L’impatto immediato di una nomina del ministro dell’Economia Pier Carlo Padoan alla presidenza dell’Eurogruppo premierebbe, sul piano mediatico, una linea politica sbandierata in questi anni dal Pd renziano e ridarebbe fiato a un partito che sembra schiacciato sulle posizioni del suo segretario, che dividono più che unire il centrosinistra.

Ma questo tipo di “ciambella di salvataggio” può essere utile solo per qualche settimana, magari con il supporto di qualche previsione migliore sull’andamento dell’economia italiana e su qualche numero economico migliore nei prossimi mesi, prima del voto di fine legislatura.

Ma è difficile che possa ribaltare la situazione complessiva della politica italiana, dove da domenica prossima partirà una formazione di sinistra con alla testa Pietro Grasso, l’attuale presidente del Senato, che diventa un candidato più credibile nella sostituzione della linea renziana del Pd e che alle elezioni potrebbe procurare grossi problemi al partito di Renzi.

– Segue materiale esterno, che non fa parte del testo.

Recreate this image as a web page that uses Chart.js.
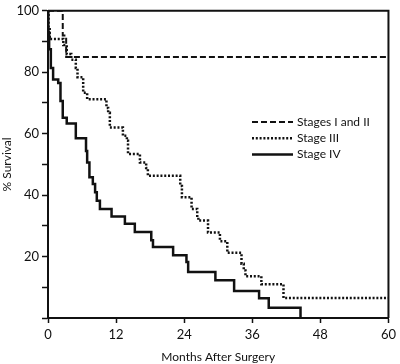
<!DOCTYPE html>
<html><head><meta charset="utf-8">
<script src="https://cdn.jsdelivr.net/npm/chart.js@4.4.1/dist/chart.umd.min.js"></script>
<style>html,body{margin:0;padding:0;background:#fff}</style>
</head><body>
<canvas id="c" width="400" height="364"></canvas>
<script>
// ---- data ----
const seriesLabels = ['Stages I and II', 'Stage III', 'Stage IV'];
const xTickValues = [0, 12, 24, 36, 48, 60];
const yTickLabels = [20, 40, 60, 80, 100];
const xTitle = 'Months After Surgery';
const yTitle = '% Survival';

// each point: month at which survival drops, survival after the drop
const stage12Months = [0, 2.6, 3.2, 60];
const stage12Pct    = [100, 92, 85, 85];

const stage3Months = [0, 0.1, 0.3, 2.7, 3.3, 4.1, 4.9, 5.2, 6.2, 6.9, 10.3, 10.6, 10.9, 13.2, 13.9, 14.1, 16.2, 17.3, 17.6, 23.3, 23.6, 25.3, 26.3, 26.5, 28.2, 30.3, 31.6, 34.1, 34.5, 34.8, 37.6, 41.5, 60];
const stage3Pct    = [100, 94, 90.8, 88.9, 85.9, 84.1, 81.4, 78.4, 73.3, 71.2, 68.4, 66.8, 62.0, 59.3, 57.7, 53.4, 50.6, 48.8, 46.3, 43, 39.3, 35.5, 32.7, 31.7, 27.8, 25.0, 21.2, 17.7, 15.5, 13.6, 11.0, 6.5, 6.5];

const stage4Months = [0, 0.05, 0.2, 0.5, 0.9, 1.8, 2.2, 2.6, 3.3, 4.9, 6.7, 6.9, 7.3, 7.9, 8.3, 8.6, 9.15, 11.2, 13.55, 15.3, 18.2, 18.5, 22.05, 24.4, 24.7, 29.5, 32.8, 37.2, 38.9, 44.5];
const stage4Pct    = [100, 93, 87.5, 81.4, 77.6, 76.5, 70.6, 65.2, 63.3, 58.5, 54.4, 50.6, 45.8, 43.6, 40.9, 38.2, 35.5, 33.0, 30.7, 28.0, 25.3, 23.1, 20.4, 18.2, 15.0, 12.3, 8.8, 6.4, 3.3, 0];

const toPts = (xs, ys) => xs.map((x, i) => ({x: x, y: ys[i]}));

const FONT = 'Lato, "Open Sans", sans-serif';
const INK = '#111';

const frameAndLegend = {
  id: 'frameAndLegend',
  afterDraw(chart) {
    const ctx = chart.ctx, a = chart.chartArea;
    ctx.save();
    ctx.strokeStyle = INK;
    ctx.lineWidth = 2;
    ctx.setLineDash([]);
    ctx.beginPath();
    ctx.moveTo(a.left, a.top);
    ctx.lineTo(a.right, a.top);
    ctx.lineTo(a.right, a.bottom);
    ctx.stroke();
    // legend inside plot
    const x0 = 252, x1 = 293, tx = 297, y0 = 122, dy = 16.3;
    chart.data.datasets.forEach((ds, i) => {
      const y = y0 + i * dy;
      ctx.strokeStyle = ds.borderColor;
      ctx.lineWidth = ds.borderWidth;
      ctx.setLineDash(ds.borderDash || []);
      ctx.beginPath();
      ctx.moveTo(x0, y);
      ctx.lineTo(x1, y);
      ctx.stroke();
      ctx.setLineDash([]);
      ctx.fillStyle = INK;
      ctx.font = '12px ' + FONT;
      ctx.textBaseline = 'middle';
      ctx.textAlign = 'left';
      ctx.fillText(ds.label, tx, y);
    });
    ctx.restore();
  }
};

new Chart(document.getElementById('c'), {
  type: 'line',
  data: {
    datasets: [
      {label: seriesLabels[0], data: toPts(stage12Months, stage12Pct), borderColor: INK, borderWidth: 2, borderDash: [6, 3], stepped: 'before', pointRadius: 0, fill: false},
      {label: seriesLabels[1], data: toPts(stage3Months, stage3Pct), borderColor: INK, borderWidth: 2.5, borderDash: [2, 1.8], stepped: 'before', pointRadius: 0, fill: false},
      {label: seriesLabels[2], data: toPts(stage4Months, stage4Pct), borderColor: INK, borderWidth: 2.5, stepped: 'before', pointRadius: 0, fill: false}
    ]
  },
  options: {
    responsive: false,
    animation: false,
    layout: {padding: {top: 9, right: 11, left: 0, bottom: 0}},
    plugins: {legend: {display: false}, tooltip: {enabled: false}},
    scales: {
      x: {
        type: 'linear', min: 0, max: 60,
        afterBuildTicks: s => { s.ticks = xTickValues.map(v => ({value: v})); },
        ticks: {color: INK, font: {family: FONT, size: 13}, padding: 4, maxRotation: 0},
        grid: {drawOnChartArea: false, drawTicks: true, tickLength: 5, tickColor: INK, tickWidth: 1.5},
        border: {color: INK, width: 2},
        title: {display: true, text: xTitle, color: INK, font: {family: FONT, size: 12}, padding: {top: 7, bottom: 0}},
        afterFit: s => { s.height = 46; }
      },
      y: {
        type: 'linear', min: 0, max: 100,
        ticks: {stepSize: 10, color: INK, font: {family: FONT, size: 13}, padding: 3,
          callback: v => yTickLabels.includes(v) ? String(v) : ''},
        grid: {drawOnChartArea: false, drawTicks: true, tickLength: 6, tickColor: INK, tickWidth: 1.5},
        border: {color: INK, width: 2},
        title: {display: true, text: yTitle, color: INK, font: {family: FONT, size: 12}, padding: {top: 0, bottom: 2}},
        afterFit: s => { s.width = 48; }
      }
    }
  },
  plugins: [frameAndLegend]
});
</script>
</body></html>
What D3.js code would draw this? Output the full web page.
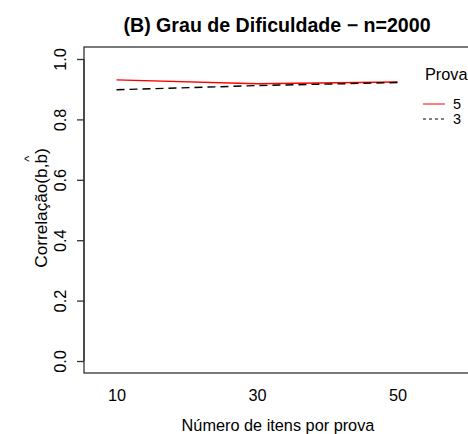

Se il centrodestra accumula consensi, nonostante i deliri berlusconiani; se il Movimento 5 Stelle resta ancorato a più di un quarto dell’elettorato che si reca alle urne; la sconfitta del Pd non salverebbe Renzi neppure dall’ingresso di Padoan nella nomenklatura europea e l’apparente riconoscimento all’Italia.

In realtà, Macron può anche fare l’amico di Renzi, per adesso può permetterselo, ma in Italia la linea prevalente a sinistra è quella della sostituzione o liquidazione, la si chiami come si vuole, di Renzi dalla segretaria del Pd. Come è possibile restare al Nazareno, con i sindacati che contestano, con il governatore della Puglia, Michele Emiliano, che si schiera contro anche sulle questioni di Taranto? 

L’impressione è che Macron faccia i suoi giochi e Renzi cerchi di aggrapparsi a un salvagente perché comprende che la sinistra, pur frastagliata, vuole farlo affogare. Poi, una volta caduto Renzi, si potrebbe riparlare di unità del centrosinistra. Non è improbabile che si realizzi nello spazio di qualche mese.

Non è un “giochino” facile. Ed è anche rischioso. Ma è la scelta che sembrano aver fatto i protagonisti di questo periodo storico italiano.